[Start]

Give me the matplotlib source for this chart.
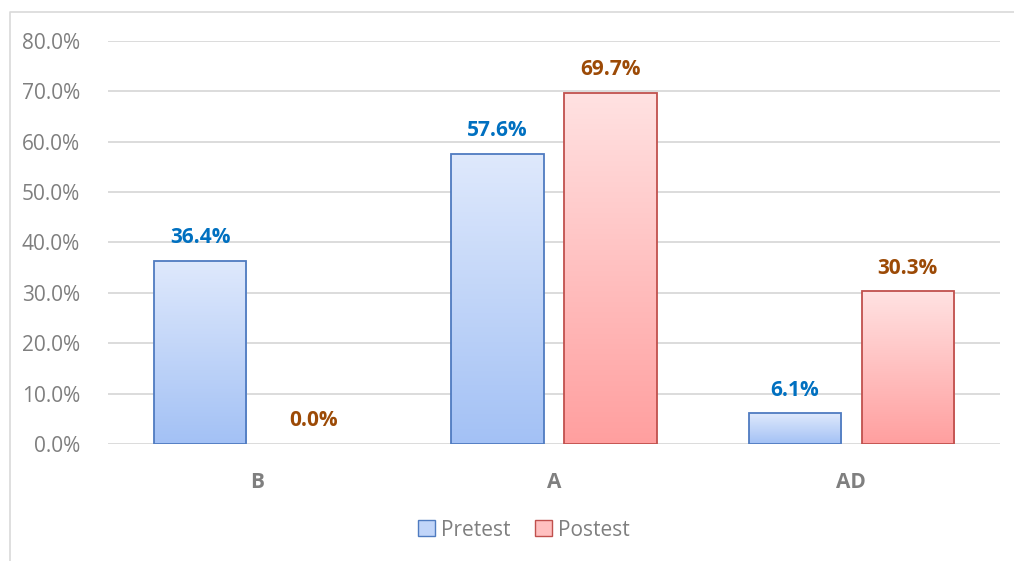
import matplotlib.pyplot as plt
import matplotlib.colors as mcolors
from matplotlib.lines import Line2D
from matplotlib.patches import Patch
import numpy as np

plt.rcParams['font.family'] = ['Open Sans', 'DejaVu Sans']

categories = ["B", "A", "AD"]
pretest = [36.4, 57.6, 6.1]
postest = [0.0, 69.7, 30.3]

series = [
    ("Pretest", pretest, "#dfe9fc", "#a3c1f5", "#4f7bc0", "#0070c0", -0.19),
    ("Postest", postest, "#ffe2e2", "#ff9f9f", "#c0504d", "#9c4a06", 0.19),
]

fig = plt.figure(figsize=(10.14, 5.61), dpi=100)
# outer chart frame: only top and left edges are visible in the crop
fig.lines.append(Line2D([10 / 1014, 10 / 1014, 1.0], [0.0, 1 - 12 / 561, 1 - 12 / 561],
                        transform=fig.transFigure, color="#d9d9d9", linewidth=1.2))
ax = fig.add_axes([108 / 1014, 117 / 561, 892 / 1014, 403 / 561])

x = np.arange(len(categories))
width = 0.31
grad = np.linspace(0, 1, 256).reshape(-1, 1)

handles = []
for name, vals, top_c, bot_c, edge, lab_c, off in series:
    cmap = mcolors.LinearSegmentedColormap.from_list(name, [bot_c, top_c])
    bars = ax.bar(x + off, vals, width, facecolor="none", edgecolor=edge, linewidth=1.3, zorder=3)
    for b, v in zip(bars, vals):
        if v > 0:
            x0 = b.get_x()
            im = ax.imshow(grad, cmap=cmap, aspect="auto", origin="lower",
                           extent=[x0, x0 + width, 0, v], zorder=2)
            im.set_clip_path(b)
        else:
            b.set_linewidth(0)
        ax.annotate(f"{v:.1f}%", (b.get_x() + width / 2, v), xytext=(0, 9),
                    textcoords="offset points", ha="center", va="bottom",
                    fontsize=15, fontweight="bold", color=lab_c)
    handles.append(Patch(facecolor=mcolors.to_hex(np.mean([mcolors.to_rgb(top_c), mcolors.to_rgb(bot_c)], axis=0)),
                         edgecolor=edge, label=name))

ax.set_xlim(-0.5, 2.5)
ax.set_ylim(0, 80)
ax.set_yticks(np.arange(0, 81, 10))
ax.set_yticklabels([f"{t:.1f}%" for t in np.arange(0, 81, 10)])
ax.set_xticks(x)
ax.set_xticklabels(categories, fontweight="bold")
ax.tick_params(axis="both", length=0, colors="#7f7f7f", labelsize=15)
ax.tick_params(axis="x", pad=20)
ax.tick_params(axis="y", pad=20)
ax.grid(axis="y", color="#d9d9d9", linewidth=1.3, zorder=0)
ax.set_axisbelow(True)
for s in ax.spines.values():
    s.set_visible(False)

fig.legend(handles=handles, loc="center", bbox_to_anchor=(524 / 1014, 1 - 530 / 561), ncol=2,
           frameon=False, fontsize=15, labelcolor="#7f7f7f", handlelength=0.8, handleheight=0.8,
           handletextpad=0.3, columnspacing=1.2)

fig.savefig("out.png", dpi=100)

[End]

Give an exact copy of the material, leaving out every picture.

Solution to this task:
Give me the matplotlib source for this chart.
import matplotlib.pyplot as plt
import matplotlib.colors as mcolors
from matplotlib.lines import Line2D
from matplotlib.patches import Patch
import numpy as np

plt.rcParams['font.family'] = ['Open Sans', 'DejaVu Sans']

categories = ["B", "A", "AD"]
pretest = [36.4, 57.6, 6.1]
postest = [0.0, 69.7, 30.3]

series = [
    ("Pretest", pretest, "#dfe9fc", "#a3c1f5", "#4f7bc0", "#0070c0", -0.19),
    ("Postest", postest, "#ffe2e2", "#ff9f9f", "#c0504d", "#9c4a06", 0.19),
]

fig = plt.figure(figsize=(10.14, 5.61), dpi=100)
# outer chart frame: only top and left edges are visible in the crop
fig.lines.append(Line2D([10 / 1014, 10 / 1014, 1.0], [0.0, 1 - 12 / 561, 1 - 12 / 561],
                        transform=fig.transFigure, color="#d9d9d9", linewidth=1.2))
ax = fig.add_axes([108 / 1014, 117 / 561, 892 / 1014, 403 / 561])

x = np.arange(len(categories))
width = 0.31
grad = np.linspace(0, 1, 256).reshape(-1, 1)

handles = []
for name, vals, top_c, bot_c, edge, lab_c, off in series:
    cmap = mcolors.LinearSegmentedColormap.from_list(name, [bot_c, top_c])
    bars = ax.bar(x + off, vals, width, facecolor="none", edgecolor=edge, linewidth=1.3, zorder=3)
    for b, v in zip(bars, vals):
        if v > 0:
            x0 = b.get_x()
            im = ax.imshow(grad, cmap=cmap, aspect="auto", origin="lower",
                           extent=[x0, x0 + width, 0, v], zorder=2)
            im.set_clip_path(b)
        else:
            b.set_linewidth(0)
        ax.annotate(f"{v:.1f}%", (b.get_x() + width / 2, v), xytext=(0, 9),
                    textcoords="offset points", ha="center", va="bottom",
                    fontsize=15, fontweight="bold", color=lab_c)
    handles.append(Patch(facecolor=mcolors.to_hex(np.mean([mcolors.to_rgb(top_c), mcolors.to_rgb(bot_c)], axis=0)),
                         edgecolor=edge, label=name))

ax.set_xlim(-0.5, 2.5)
ax.set_ylim(0, 80)
ax.set_yticks(np.arange(0, 81, 10))
ax.set_yticklabels([f"{t:.1f}%" for t in np.arange(0, 81, 10)])
ax.set_xticks(x)
ax.set_xticklabels(categories, fontweight="bold")
ax.tick_params(axis="both", length=0, colors="#7f7f7f", labelsize=15)
ax.tick_params(axis="x", pad=20)
ax.tick_params(axis="y", pad=20)
ax.grid(axis="y", color="#d9d9d9", linewidth=1.3, zorder=0)
ax.set_axisbelow(True)
for s in ax.spines.values():
    s.set_visible(False)

fig.legend(handles=handles, loc="center", bbox_to_anchor=(524 / 1014, 1 - 530 / 561), ncol=2,
           frameon=False, fontsize=15, labelcolor="#7f7f7f", handlelength=0.8, handleheight=0.8,
           handletextpad=0.3, columnspacing=1.2)

fig.savefig("out.png", dpi=100)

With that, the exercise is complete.